While digitization has made collections easier to use and far more accessible, few technologies have had as profound an impact on the library’s ability to preserve its holdings, Comstock said. The creation of digital surrogates allows the library to make its rarest materials available to a wider audience than ever before, while at the same time ensuring the fragile originals are protected, and only handled when necessary.

“Often, the impetus and initial enthusiasm for working with a collection is the exciting prospect of making it more accessible,” Comstock said. “But some of these collections have never been cataloged or processed, and they may be housed in acidic enclosures that are ruining their contents. While the most visible and attractive feature of some projects may be the digital imaging, other components of our work are often even more significant, and more fundamental to connecting library collections to scholars. Many of the items that we work on are cataloged and made discoverable for the first time, many are conserved and re-housed, and often items are moved to Harvard Depository after digitization, where they are protected from wear, theft, heat and humidity. All sorts of good things happen to a digitized collection because it’s not just going through Imaging Services, but through a multifaceted preservation program that includes HCL Conservation Services and the Weissman Preservation Center. It’s a powerful combination.”

While the work of conservators and imaging specialists has always overlapped to some degree, the workflow was largely considered a one-way street—items were treated before being sent to Imaging Services for reformatting. While those steps still take place, the two groups work with a greater degree of collaboration than ever before, Merrill-Oldham said.

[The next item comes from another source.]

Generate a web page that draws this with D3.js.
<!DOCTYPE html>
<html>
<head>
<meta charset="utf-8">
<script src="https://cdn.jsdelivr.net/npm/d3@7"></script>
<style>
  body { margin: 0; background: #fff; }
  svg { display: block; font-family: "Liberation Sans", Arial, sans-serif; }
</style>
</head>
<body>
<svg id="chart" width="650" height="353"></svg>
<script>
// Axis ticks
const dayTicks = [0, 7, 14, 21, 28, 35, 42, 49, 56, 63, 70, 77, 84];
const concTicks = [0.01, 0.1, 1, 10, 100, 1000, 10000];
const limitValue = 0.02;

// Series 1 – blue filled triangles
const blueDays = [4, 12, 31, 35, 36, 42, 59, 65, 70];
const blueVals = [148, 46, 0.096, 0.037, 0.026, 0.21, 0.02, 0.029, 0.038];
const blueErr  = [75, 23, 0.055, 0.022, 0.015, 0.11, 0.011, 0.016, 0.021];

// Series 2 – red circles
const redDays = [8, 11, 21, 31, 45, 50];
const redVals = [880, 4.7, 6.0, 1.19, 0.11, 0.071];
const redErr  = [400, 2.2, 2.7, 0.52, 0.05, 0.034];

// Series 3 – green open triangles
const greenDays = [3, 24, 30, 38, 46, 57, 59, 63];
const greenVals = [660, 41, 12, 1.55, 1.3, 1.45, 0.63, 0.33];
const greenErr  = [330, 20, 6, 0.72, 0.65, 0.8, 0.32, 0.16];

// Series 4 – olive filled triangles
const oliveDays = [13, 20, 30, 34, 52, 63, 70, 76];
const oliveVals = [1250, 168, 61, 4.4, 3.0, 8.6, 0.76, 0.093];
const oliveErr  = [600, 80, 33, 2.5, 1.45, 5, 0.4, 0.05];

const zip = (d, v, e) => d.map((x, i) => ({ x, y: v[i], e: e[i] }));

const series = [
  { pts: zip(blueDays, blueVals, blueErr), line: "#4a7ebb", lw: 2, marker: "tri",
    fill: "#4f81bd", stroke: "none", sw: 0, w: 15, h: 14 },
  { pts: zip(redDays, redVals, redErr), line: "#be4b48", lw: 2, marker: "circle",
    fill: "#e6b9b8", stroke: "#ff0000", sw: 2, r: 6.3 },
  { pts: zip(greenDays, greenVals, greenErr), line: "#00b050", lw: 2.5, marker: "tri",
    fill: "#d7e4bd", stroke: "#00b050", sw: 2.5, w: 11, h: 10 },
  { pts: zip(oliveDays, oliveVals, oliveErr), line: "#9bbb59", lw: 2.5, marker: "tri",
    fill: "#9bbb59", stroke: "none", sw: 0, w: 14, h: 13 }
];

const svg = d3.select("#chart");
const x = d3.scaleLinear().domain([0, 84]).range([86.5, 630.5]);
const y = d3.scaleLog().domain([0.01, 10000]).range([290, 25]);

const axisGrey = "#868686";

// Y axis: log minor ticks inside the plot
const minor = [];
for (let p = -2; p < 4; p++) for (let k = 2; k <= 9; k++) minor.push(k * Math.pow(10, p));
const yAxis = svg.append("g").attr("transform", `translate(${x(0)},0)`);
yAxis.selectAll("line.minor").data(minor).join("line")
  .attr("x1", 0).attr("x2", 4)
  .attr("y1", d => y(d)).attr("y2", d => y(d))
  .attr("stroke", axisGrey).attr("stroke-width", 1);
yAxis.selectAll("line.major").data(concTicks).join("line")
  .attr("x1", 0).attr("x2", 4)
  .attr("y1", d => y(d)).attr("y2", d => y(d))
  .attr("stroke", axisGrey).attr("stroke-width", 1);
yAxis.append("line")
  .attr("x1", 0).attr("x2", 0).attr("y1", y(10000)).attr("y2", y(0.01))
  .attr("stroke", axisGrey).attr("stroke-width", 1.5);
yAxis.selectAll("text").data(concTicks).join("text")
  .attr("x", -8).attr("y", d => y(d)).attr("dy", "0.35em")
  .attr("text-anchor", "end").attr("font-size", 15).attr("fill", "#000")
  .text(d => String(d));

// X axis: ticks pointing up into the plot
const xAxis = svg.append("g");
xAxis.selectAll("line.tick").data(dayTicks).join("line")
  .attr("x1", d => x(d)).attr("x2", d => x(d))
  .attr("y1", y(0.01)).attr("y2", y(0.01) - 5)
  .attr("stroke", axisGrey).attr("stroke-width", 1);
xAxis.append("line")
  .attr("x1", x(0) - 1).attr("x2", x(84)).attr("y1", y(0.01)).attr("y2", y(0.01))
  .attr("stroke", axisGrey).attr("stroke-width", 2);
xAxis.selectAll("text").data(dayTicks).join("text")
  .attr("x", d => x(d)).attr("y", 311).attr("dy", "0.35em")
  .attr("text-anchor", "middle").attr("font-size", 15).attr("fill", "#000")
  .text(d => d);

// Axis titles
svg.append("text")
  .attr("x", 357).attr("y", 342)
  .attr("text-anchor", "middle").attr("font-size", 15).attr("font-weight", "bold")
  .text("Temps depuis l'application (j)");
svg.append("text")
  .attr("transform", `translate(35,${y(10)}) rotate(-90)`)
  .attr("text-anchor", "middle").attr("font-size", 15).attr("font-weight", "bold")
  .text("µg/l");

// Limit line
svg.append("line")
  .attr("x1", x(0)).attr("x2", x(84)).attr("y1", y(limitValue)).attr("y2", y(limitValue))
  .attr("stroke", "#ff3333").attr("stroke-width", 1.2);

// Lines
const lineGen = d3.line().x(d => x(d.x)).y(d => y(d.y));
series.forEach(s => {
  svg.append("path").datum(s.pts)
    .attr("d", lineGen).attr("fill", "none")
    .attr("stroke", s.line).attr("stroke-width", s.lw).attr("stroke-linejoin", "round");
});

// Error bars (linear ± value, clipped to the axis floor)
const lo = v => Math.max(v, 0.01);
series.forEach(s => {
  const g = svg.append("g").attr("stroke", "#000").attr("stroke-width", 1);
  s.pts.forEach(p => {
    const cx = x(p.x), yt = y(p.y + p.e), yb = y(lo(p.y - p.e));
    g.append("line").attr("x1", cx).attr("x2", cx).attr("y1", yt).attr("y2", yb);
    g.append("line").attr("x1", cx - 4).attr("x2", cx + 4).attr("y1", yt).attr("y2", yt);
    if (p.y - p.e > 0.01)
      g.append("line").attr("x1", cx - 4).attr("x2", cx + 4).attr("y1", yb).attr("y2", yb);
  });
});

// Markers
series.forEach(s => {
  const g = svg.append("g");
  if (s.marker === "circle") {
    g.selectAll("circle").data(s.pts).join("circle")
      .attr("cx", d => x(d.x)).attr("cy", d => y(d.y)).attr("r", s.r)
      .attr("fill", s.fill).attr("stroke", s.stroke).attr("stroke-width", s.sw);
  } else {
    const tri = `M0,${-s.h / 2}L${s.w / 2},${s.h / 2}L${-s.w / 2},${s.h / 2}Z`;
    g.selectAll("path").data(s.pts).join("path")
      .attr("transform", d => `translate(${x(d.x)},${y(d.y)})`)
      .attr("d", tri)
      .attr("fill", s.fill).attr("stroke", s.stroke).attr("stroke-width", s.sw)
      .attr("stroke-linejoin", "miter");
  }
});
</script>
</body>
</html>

“It’s not a simple case of conservators cleaning and repairing an object and sending it along to Imaging for copying,” she said. “There are projects involving many thousands of objects, where we cannot treat each one comprehensively. Conservators work with Imaging Services staff to understand what equipment will be used for image capture, what stresses could affect fragile materials, and therefore, what stabilizing treatment is needed prior to imaging. We learn that a collection of books must open 180 degrees to achieve a certain scan rate, and from there we can make intelligent decisions about how to treat the material so that it can withstand the imaging process undamaged. The digital surrogate can then be made available to students, faculty, and researchers, and wear and tear on the original item is reduced.”

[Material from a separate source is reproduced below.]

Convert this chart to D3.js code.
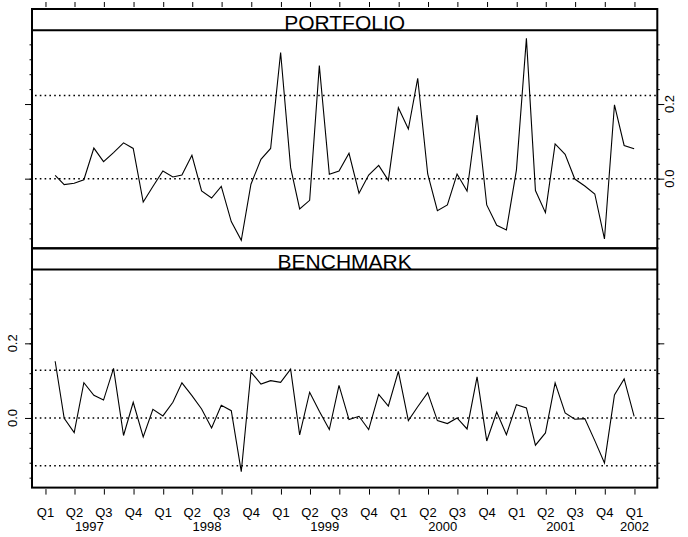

In other cases, Merrill-Oldham added, the workflow between the two groups reverses. “Often, if they have in their queue something that is extremely valuable, Imaging Services staff members call the Weissman. They’ll say, ‘Something looks wrong here, and we’re afraid we’re going to exacerbate damage.’ Conservators may treat the item to protect it, or help photographers develop a cradle that supports the material 3/4; a delicate parchment manuscript, for example. It’s an effective partnership.”

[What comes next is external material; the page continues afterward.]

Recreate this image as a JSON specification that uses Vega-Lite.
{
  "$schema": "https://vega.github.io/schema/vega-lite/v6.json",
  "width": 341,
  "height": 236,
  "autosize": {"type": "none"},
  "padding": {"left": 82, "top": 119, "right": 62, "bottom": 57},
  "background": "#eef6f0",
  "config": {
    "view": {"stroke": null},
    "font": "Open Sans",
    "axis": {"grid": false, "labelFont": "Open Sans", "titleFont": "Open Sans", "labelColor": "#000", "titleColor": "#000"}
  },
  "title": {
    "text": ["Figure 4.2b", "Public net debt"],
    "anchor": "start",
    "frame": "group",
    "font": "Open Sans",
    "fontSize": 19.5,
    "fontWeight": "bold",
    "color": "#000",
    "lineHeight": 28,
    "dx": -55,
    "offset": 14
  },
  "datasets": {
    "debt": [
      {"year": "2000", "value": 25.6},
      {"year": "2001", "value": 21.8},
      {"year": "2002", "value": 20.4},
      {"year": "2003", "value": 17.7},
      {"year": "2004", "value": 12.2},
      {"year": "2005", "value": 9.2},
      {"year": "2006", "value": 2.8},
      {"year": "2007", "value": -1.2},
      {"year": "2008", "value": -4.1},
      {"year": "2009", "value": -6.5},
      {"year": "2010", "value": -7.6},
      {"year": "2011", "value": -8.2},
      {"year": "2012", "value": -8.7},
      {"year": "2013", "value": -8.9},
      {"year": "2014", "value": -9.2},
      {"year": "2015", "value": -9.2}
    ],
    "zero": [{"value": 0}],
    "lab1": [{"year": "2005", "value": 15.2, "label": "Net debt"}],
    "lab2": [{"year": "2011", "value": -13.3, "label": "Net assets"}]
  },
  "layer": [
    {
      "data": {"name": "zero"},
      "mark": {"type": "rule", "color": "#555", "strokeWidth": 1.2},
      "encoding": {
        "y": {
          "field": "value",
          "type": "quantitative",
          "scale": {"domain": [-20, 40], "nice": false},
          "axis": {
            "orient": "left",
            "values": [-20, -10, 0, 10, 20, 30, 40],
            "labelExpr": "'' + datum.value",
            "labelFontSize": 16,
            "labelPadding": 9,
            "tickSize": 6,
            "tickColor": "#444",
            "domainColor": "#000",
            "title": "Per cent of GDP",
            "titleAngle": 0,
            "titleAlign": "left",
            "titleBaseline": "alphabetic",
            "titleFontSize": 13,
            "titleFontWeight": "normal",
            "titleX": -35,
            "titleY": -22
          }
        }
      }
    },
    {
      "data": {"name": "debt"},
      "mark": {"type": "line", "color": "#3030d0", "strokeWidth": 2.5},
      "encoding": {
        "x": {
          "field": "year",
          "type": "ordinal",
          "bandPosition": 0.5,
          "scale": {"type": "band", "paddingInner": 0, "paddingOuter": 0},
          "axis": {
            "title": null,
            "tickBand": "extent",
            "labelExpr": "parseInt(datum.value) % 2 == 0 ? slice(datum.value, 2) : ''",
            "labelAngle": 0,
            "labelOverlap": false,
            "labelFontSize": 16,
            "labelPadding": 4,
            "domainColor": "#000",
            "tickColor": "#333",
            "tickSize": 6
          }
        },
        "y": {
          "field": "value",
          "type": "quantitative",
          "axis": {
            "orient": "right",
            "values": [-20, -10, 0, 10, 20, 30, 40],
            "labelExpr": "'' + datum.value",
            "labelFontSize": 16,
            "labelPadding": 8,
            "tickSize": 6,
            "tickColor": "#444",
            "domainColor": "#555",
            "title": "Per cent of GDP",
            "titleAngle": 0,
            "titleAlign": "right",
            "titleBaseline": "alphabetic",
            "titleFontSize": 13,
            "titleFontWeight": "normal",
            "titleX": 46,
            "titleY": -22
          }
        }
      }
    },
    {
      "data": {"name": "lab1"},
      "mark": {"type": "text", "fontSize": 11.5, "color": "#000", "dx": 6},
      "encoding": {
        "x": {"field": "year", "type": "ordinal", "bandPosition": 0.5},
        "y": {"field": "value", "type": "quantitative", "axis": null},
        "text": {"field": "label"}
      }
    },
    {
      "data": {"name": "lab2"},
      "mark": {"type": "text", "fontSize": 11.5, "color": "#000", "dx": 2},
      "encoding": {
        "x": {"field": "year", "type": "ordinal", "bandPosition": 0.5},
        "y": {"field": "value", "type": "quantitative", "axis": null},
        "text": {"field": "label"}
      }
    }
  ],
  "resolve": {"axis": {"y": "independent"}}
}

Conserving delicate, unique materials is only part of the preservation and imaging story, though. For many of the items that pass through Conservation and Imaging Services, cataloging records are either incomplete or nonexistent, meaning the items have been inaccessible or little known since their acquisition.

“A catalog record gets corrected, enhanced, or created for the very first time; and a unique or rare object is conserved and digitized,” Merrill-Oldham said. “In the space of a few weeks or months, that object goes from having been seen by a half-dozen people throughout time—to being represented by an excellent replica available to whatever portion of the more than 6.5 billion people on Earth has access to the Internet. We can now store the original object and in a cool, dark, clean, dry, secure place, from which it can be retrieved for consultation for centuries to come. It’s to the Library’s and University’s credit that we have achieved this level of protection and distribution of world heritage. And the Library's work has only just begun.”